What you will do
List all lines of the data containing the word "this".

BEGIN

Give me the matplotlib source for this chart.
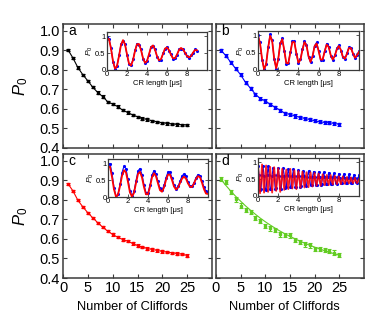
import numpy as np
import matplotlib
matplotlib.use("Agg")
import matplotlib.pyplot as plt

plt.rcParams["font.family"] = ["Liberation Sans", "DejaVu Sans"]
plt.rcParams["mathtext.fontset"] = "custom"
plt.rcParams["mathtext.rm"] = "Liberation Sans"
plt.rcParams["mathtext.it"] = "Liberation Sans:italic"

# --- main panels: P0 vs number of Cliffords ---
cliffords = list(range(1, 26))

p0_a = [0.903, 0.861, 0.812, 0.775, 0.744, 0.711, 0.684, 0.663, 0.637, 0.625,
        0.612, 0.594, 0.582, 0.570, 0.560, 0.551, 0.546, 0.539, 0.534, 0.529,
        0.526, 0.523, 0.521, 0.519, 0.518]
p0_b = [0.900, 0.873, 0.838, 0.806, 0.775, 0.735, 0.706, 0.675, 0.653, 0.641,
        0.624, 0.608, 0.594, 0.577, 0.572, 0.564, 0.557, 0.551, 0.546, 0.539,
        0.534, 0.531, 0.529, 0.526, 0.521]
p0_c = [0.883, 0.846, 0.798, 0.764, 0.734, 0.708, 0.683, 0.660, 0.640, 0.623,
        0.609, 0.597, 0.589, 0.577, 0.566, 0.558, 0.551, 0.546, 0.541, 0.536,
        0.532, 0.529, 0.525, 0.522, 0.515]
p0_d = [0.908, 0.890, 0.841, 0.802, 0.771, 0.747, 0.739, 0.708, 0.691, 0.666,
        0.654, 0.645, 0.623, 0.621, 0.618, 0.593, 0.584, 0.572, 0.567, 0.550,
        0.547, 0.543, 0.540, 0.530, 0.518]
fit_d = [0.905, 0.874, 0.845, 0.818, 0.793, 0.769, 0.747, 0.726, 0.706, 0.688,
         0.671, 0.655, 0.640, 0.626, 0.613, 0.601, 0.589, 0.578, 0.568, 0.558,
         0.549, 0.540, 0.532, 0.524, 0.517]
err_main = {"a": 0.006, "b": 0.008, "c": 0.006, "d": 0.011}

# --- insets: P0 vs CR length [us] ---
cr_a = [0.93, 0.91, 0.63, 0.26, 0.04, 0.11, 0.41, 0.74, 0.88, 0.755,
        0.46, 0.19, 0.13, 0.29, 0.56, 0.76, 0.765, 0.59, 0.35, 0.21,
        0.26, 0.465, 0.67, 0.725, 0.60, 0.41, 0.285, 0.32, 0.475, 0.63,
        0.666, 0.585, 0.447, 0.345, 0.345, 0.455, 0.59, 0.65, 0.61, 0.51,
        0.41, 0.37, 0.41, 0.51, 0.59, 0.58]
cr_a_blue = [0.96, 0.92, 0.66, 0.24, 0.03, 0.13, 0.43, 0.76, 0.86, 0.77,
             0.44, 0.17, 0.14, 0.31, 0.58, 0.78, 0.74, 0.61, 0.33, 0.22,
             0.28, 0.45, 0.69, 0.71, 0.62, 0.39, 0.30, 0.30, 0.49, 0.61,
             0.68, 0.57, 0.46, 0.33, 0.36, 0.44, 0.61, 0.63, 0.62, 0.49,
             0.42, 0.36, 0.43, 0.49, 0.61, 0.57]

cr_b = [0.98, 0.77, 0.32, 0.025, 0.155, 0.63, 0.98, 0.84, 0.33, 0.05,
        0.30, 0.75, 0.885, 0.57, 0.20, 0.19, 0.495, 0.80, 0.80, 0.48,
        0.21, 0.29, 0.58, 0.80, 0.71, 0.40, 0.23, 0.39, 0.68, 0.76,
        0.55, 0.30, 0.30, 0.53, 0.73, 0.66, 0.43, 0.30, 0.40, 0.59,
        0.69, 0.58, 0.38, 0.32, 0.46, 0.63, 0.63, 0.48, 0.35, 0.42, 0.52]
cr_b_blue = [1.00, 0.79, 0.30, 0.02, 0.17, 0.65, 1.02, 0.86, 0.31, 0.04,
             0.32, 0.77, 0.91, 0.55, 0.18, 0.21, 0.51, 0.83, 0.82, 0.46,
             0.19, 0.31, 0.60, 0.83, 0.73, 0.38, 0.22, 0.41, 0.70, 0.79,
             0.56, 0.28, 0.29, 0.55, 0.76, 0.67, 0.41, 0.29, 0.42, 0.62,
             0.71, 0.56, 0.36, 0.31, 0.48, 0.66, 0.64, 0.46, 0.34, 0.44, 0.54]

cr_c = [0.88, 0.89, 0.59, 0.225, 0.01, 0.067, 0.32, 0.62, 0.79, 0.72,
        0.44, 0.13, 0.01, 0.12, 0.41, 0.68, 0.74, 0.575, 0.29, 0.08,
        0.08, 0.30, 0.58, 0.70, 0.61, 0.40, 0.20, 0.155, 0.28, 0.50,
        0.66, 0.66, 0.50, 0.31, 0.22, 0.275, 0.41, 0.54, 0.60, 0.54,
        0.40, 0.30, 0.295, 0.40, 0.535, 0.615, 0.58, 0.42, 0.23, 0.10, 0.09]
cr_c_blue = [0.97, 0.98, 0.71, 0.28, 0.01, 0.08, 0.37, 0.72, 0.91, 0.835,
             0.52, 0.18, 0.03, 0.165, 0.48, 0.77, 0.84, 0.66, 0.36, 0.13,
             0.13, 0.36, 0.65, 0.78, 0.68, 0.46, 0.255, 0.21, 0.34, 0.57,
             0.74, 0.735, 0.56, 0.35, 0.25, 0.31, 0.465, 0.62, 0.68, 0.61,
             0.45, 0.32, 0.315, 0.42, 0.57, 0.66, 0.62, 0.47, 0.29, 0.17, 0.16]

cr_d = [0.92, 0.55, 0.08, 0.45, 0.93, 0.52, 0.10, 0.50, 0.90, 0.50,
        0.12, 0.46, 0.86, 0.50, 0.10, 0.48, 0.85, 0.47, 0.15, 0.45,
        0.82, 0.50, 0.12, 0.44, 0.80, 0.48, 0.18, 0.50, 0.78, 0.46,
        0.20, 0.48, 0.80, 0.50, 0.22, 0.47, 0.76, 0.45, 0.20, 0.50,
        0.74, 0.48, 0.24, 0.46, 0.72, 0.50, 0.25, 0.47, 0.70, 0.45,
        0.26, 0.48, 0.70, 0.50, 0.28, 0.46, 0.68, 0.47, 0.30, 0.48,
        0.66, 0.46, 0.30, 0.47, 0.64, 0.48, 0.32, 0.45, 0.62, 0.46,
        0.32, 0.47, 0.62, 0.45, 0.34, 0.46, 0.60, 0.47, 0.35, 0.44,
        0.58, 0.45, 0.35, 0.46, 0.58, 0.44, 0.36, 0.45, 0.56, 0.46,
        0.37, 0.44, 0.55, 0.45, 0.38, 0.44, 0.54, 0.44, 0.38, 0.43, 0.50]
cr_d_blue = [0.88, 0.62, 0.19, 0.21, 0.63, 0.87, 0.60, 0.20, 0.18, 0.61,
             0.88, 0.61, 0.22, 0.21, 0.60, 0.84, 0.62, 0.22, 0.23, 0.61,
             0.83, 0.60, 0.24, 0.22, 0.60, 0.82, 0.60, 0.25, 0.26, 0.61,
             0.80, 0.59, 0.27, 0.26, 0.58, 0.79, 0.59, 0.27, 0.28, 0.59,
             0.77, 0.58, 0.28, 0.29, 0.58, 0.75, 0.58, 0.31, 0.30, 0.57,
             0.74, 0.57, 0.31, 0.32, 0.57, 0.72, 0.57, 0.33, 0.32, 0.57,
             0.71, 0.56, 0.33, 0.34, 0.56, 0.70, 0.56, 0.35, 0.34, 0.56,
             0.69, 0.55, 0.35, 0.36, 0.55, 0.67, 0.55, 0.37, 0.36, 0.55,
             0.66, 0.54, 0.38, 0.37, 0.55, 0.65, 0.54, 0.38, 0.39, 0.54,
             0.64, 0.54, 0.39, 0.39, 0.53, 0.63, 0.53, 0.40, 0.39, 0.53, 0.62]

t_a = np.round(np.arange(len(cr_a)) * 0.2, 2)
t_b = np.round(np.arange(len(cr_b)) * 0.2, 2)
t_c = np.round(np.arange(len(cr_c)) * 0.2, 2)
t_d = np.round(np.arange(len(cr_d)) * 0.1, 2)

spine_col = "#3a3a3a"
green = "#62cc22"

W, H = 390, 329
fig = plt.figure(figsize=(W / 100, H / 100), dpi=100)


def box(x0, y0, x1, y1):
    # pixel box (top-left origin) -> figure fraction rect
    return [x0 / W, 1 - y1 / H, (x1 - x0) / W, (y1 - y0) / H]


main_boxes = {
    "a": box(63, 24, 212, 148),
    "b": box(216, 24, 364, 148),
    "c": box(63, 154, 212, 278),
    "d": box(216, 154, 364, 278),
}
inset_boxes = {
    "a": box(107, 32, 207, 70),
    "b": box(258, 31, 359, 70),
    "c": box(108, 159, 208, 197),
    "d": box(258, 158, 359, 196),
}
colors = {"a": "black", "b": "#0000ff", "c": "#ff0000", "d": green}
series = {"a": p0_a, "b": p0_b, "c": p0_c, "d": p0_d}
insets = {
    "a": (t_a, cr_a_blue, cr_a),
    "b": (t_b, cr_b_blue, cr_b),
    "c": (t_c, cr_c_blue, cr_c),
    "d": (t_d, cr_d_blue, cr_d),
}

for key in "abcd":
    ax = fig.add_axes(main_boxes[key])
    col = colors[key]
    ax.errorbar(cliffords, series[key], yerr=err_main[key], fmt="s", ms=2,
                color=col, ecolor=col, elinewidth=0.8, capsize=1.5, capthick=0.8)
    if key == "d":
        ax.plot(cliffords, fit_d, "-", color=col, lw=0.8)
    else:
        ax.plot(cliffords, series[key], "-", color=col, lw=0.8)
    ax.set_xlim(0, 30)
    ax.set_ylim(0.4, 1.035)
    ax.set_xticks([0, 5, 10, 15, 20, 25])
    ax.set_yticks([0.4, 0.5, 0.6, 0.7, 0.8, 0.9, 1.0])
    ax.tick_params(direction="in", top=True, right=True, length=3, width=0.8,
                   labelsize=10.5, pad=2, color=spine_col)
    if key in "ab":
        ax.tick_params(labelbottom=False)
    if key in "bd":
        ax.tick_params(labelleft=False)
    for sp in ax.spines.values():
        sp.set_color(spine_col)
        sp.set_linewidth(1.1)
    ax.text(0.035, 0.94, key, transform=ax.transAxes, fontsize=10,
            ha="left", va="center")

    # inset
    t, blue, red = insets[key]
    ins = fig.add_axes(inset_boxes[key])
    ins.plot(t, blue, "-", color="#0000ff", lw=0.8, marker=".", ms=2.5)
    red_alpha = 0.85 if key == "d" else 1.0
    ins.plot(t, red, "-", color="#ff0000", lw=1.3, alpha=red_alpha)
    ins.set_xlim(0, 10)
    ins.set_ylim(0, 1.12)
    ins.set_xticks([0, 2, 4, 6, 8])
    ins.set_yticks([0, 0.5, 1])
    ins.set_yticklabels(["0", "0.5", "1"])
    ins.tick_params(direction="in", top=True, right=True, length=2, width=0.6,
                    labelsize=5.5, pad=1, color=spine_col)
    for sp in ins.spines.values():
        sp.set_color(spine_col)
        sp.set_linewidth(0.9)
    ins.set_xlabel("CR length [μs]", fontsize=5.5, labelpad=1)
    ins.set_ylabel("$P_0$", fontsize=6, labelpad=0)

fig.text(21 / W, 1 - 86 / H, "$P_0$", rotation=90, fontsize=12,
         ha="center", va="center")
fig.text(21 / W, 1 - 216 / H, "$P_0$", rotation=90, fontsize=12,
         ha="center", va="center")
fig.text(132 / W, 1 - 307 / H, "Number of Cliffords", fontsize=9.3,
         ha="center", va="center")
fig.text(284 / W, 1 - 307 / H, "Number of Cliffords", fontsize=9.3,
         ha="center", va="center")

fig.savefig("out.png", dpi=100)
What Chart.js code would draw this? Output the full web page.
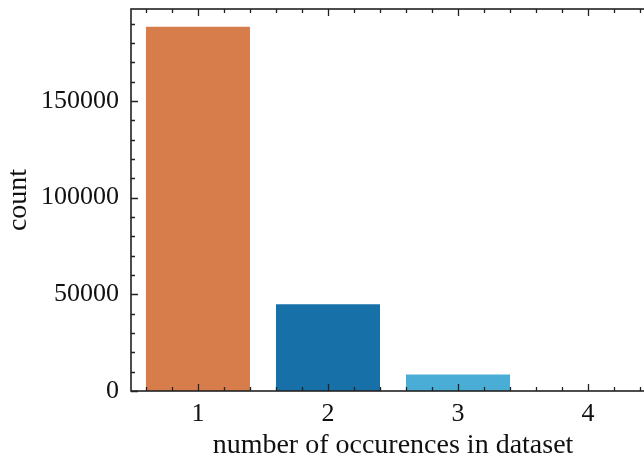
<!DOCTYPE html>
<html>
<head>
<meta charset="utf-8">
<script src="https://cdn.jsdelivr.net/npm/chart.js@4.4.0/dist/chart.umd.min.js"></script>
<style>
html,body{margin:0;padding:0;background:#fff;overflow:hidden;width:644px;height:459px;}
#wrap{width:662px;height:459px;}
</style>
</head>
<body>
<div id="wrap"><canvas id="c" width="662" height="459"></canvas></div>
<script>
const categories = [1, 2, 3, 4];
const counts = [188300, 44900, 8500, 150];
const barColors = ['#D67D4B', '#1771A8', '#4AADD6', '#BBBBBB'];
const yTickValues = [0, 50000, 100000, 150000];
const xTickValues = [1, 2, 3, 4];

const FONT = '"Liberation Serif", "DejaVu Serif", serif';

const inwardTicks = {
  id: 'inwardTicks',
  afterDatasetsDraw(chart) {
    const ctx = chart.ctx;
    const a = chart.chartArea;
    const xs = chart.scales.x, ys = chart.scales.y;
    ctx.save();
    ctx.strokeStyle = '#222';
    ctx.lineWidth = 1.3;
    for (let i = 0; i <= 30; i++) {
      const v = Math.round((0.4 + i * 0.2) * 10) / 10;
      if (v < xs.min || v > xs.max) continue;
      const px = Math.round(xs.getPixelForValue(v)) + 0.5;
      const major = Math.abs(v - Math.round(v)) < 1e-6;
      const len = major ? 7 : 4;
      ctx.beginPath();
      ctx.moveTo(px, a.bottom); ctx.lineTo(px, a.bottom - len);
      ctx.moveTo(px, a.top); ctx.lineTo(px, a.top + len);
      ctx.stroke();
    }
    for (let v = 0; v <= ys.max; v += 10000) {
      const py = Math.round(ys.getPixelForValue(v)) + 0.5;
      const major = v % 50000 === 0;
      const len = major ? 7 : 4;
      ctx.beginPath();
      ctx.moveTo(a.left, py); ctx.lineTo(a.left + len, py);
      ctx.moveTo(a.right, py); ctx.lineTo(a.right - len, py);
      ctx.stroke();
    }
    ctx.lineWidth = 1.6;
    ctx.strokeRect(a.left, a.top, a.right - a.left, a.bottom - a.top);
    ctx.restore();
  }
};

new Chart(document.getElementById('c'), {
  type: 'bar',
  data: {
    datasets: [{
      data: categories.map((c, i) => ({x: c, y: counts[i]})),
      backgroundColor: barColors,
      borderWidth: 0,
      barPercentage: 0.8,
      categoryPercentage: 1.0
    }]
  },
  options: {
    responsive: false,
    animation: false,
    events: [],
    layout: {padding: {top: 9, right: 7, left: 0, bottom: 0}},
    plugins: {legend: {display: false}, tooltip: {enabled: false}},
    scales: {
      x: {
        type: 'linear',
        offset: false,
        min: 0.485,
        max: 4.515,
        grid: {display: false, drawTicks: false, offset: false},
        border: {display: false},
        afterBuildTicks: s => { s.ticks = xTickValues.map(v => ({value: v})); },
        afterFit: s => { s.height = 68; s.paddingLeft = 0; s.paddingRight = 0; },
        ticks: {
          padding: 8,
          color: '#111',
          font: {family: FONT, size: 26},
          callback: v => String(v)
        },
        title: {
          display: true,
          text: 'number of occurences in dataset',
          color: '#111',
          font: {family: FONT, size: 28},
          padding: {top: 3, bottom: -3}
        }
      },
      y: {
        type: 'linear',
        min: 0,
        max: 197500,
        grid: {display: false, drawTicks: false},
        border: {display: false},
        afterBuildTicks: s => { s.ticks = yTickValues.map(v => ({value: v})); },
        afterFit: s => { s.width = 131; s.paddingTop = 0; s.paddingBottom = 0; },
        ticks: {
          padding: 12,
          color: '#111',
          font: {family: FONT, size: 26},
          callback: v => String(v)
        },
        title: {
          display: true,
          text: 'count',
          color: '#111',
          font: {family: FONT, size: 28},
          padding: {top: 2, bottom: 0}
        }
      }
    }
  },
  plugins: [inwardTicks]
});
</script>
</body>
</html>
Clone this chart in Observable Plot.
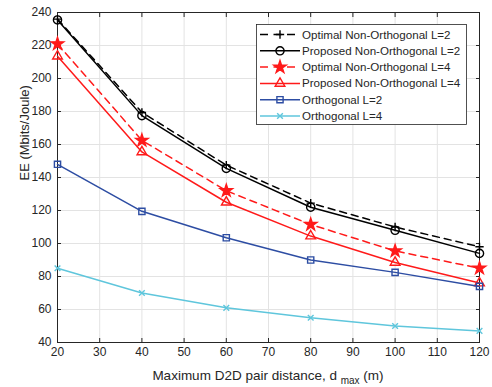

END

Expected answer
Give me the matplotlib source for this chart.
What Chart.js code would draw this? Output the full web page.
Clone this chart in Observable Plot.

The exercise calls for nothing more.